Siebel’s eBusiness Applications will be integrated with Microsoft’s BizTalk Server, Windows .NET Server 2003, SQL Server, Exchange Server, Office and Visual Studio.NET. The companies will also undertake joint development, sales, marketing and customer support.

San Mateo, California-based Siebel called the deal – announced at the opening of its User Week Conference in Los Angeles, California – a dramatic expansion in the companies’ relationship, adding the multi-year agreement would deliver enterprise solutions that fully exploit web services.

Microsoft’s chairman and chief software architect Bill Gates said in a statement Siebel’s experience in sales, marketing, service best practices and business processes combined with .NET would help enterprises react to business change.

The announcement follows days of will-they-won’t-they speculation suggesting Siebel would be acquired by Redmond, Washington-based Microsoft, sparked by news Gates would appear as a conference speaker.

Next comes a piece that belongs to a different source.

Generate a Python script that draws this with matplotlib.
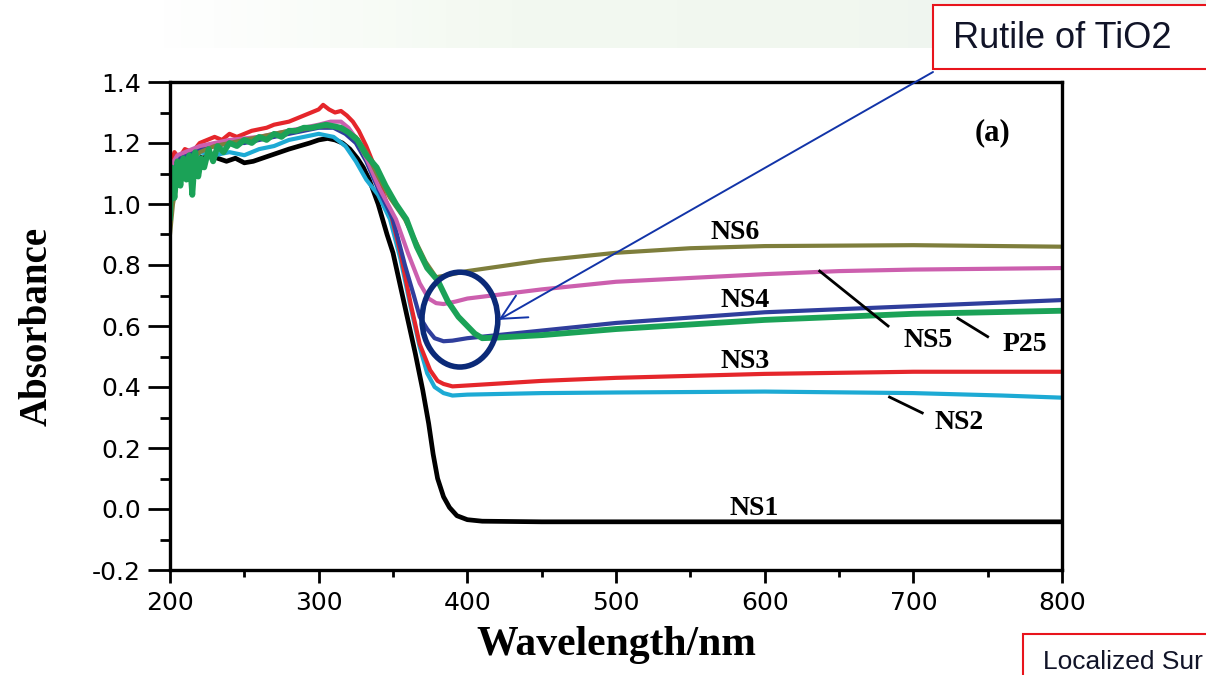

News of the deal comes after Microsoft cancelled a Siebel reseller deal in August, which it inherited with the acquisition of Great Plains.

The deal represents potentially a massive step-forward in Microsoft’s emerging CRM and enterprise resource planning (ERP) strategy. That strategy saw Microsoft acquire Great Plains Software in December 2000 and Navision A/S in July this year, putting Microsoft on a footing to take its CRM into mid-market customers.

Microsoft followed-up by setting out its e-business roadmap in September, outlining a CRM application, Business Solutions Professional Services Automation, Retail Management System, a portal product and data exchange software to exchange data over the internet with both partners and customers.

Microsoft said the Siebel deal is aimed at corporate customers. eBusiness Applications gives Microsoft access to a suite of tools available on zero footprint web clients, 20 vertical industries and 20 languages.

BizTalk Server also becomes the sixth integration server to support Siebel’s Universal Application Network (UAN). UAN includes a library of prepackaged industry specific business processes based on best practices, a process design tool and an integration server to execute business processes and co-ordinate communication between applications. Others backing UAN include IBM and San Jose, California-based BEA Systems Inc.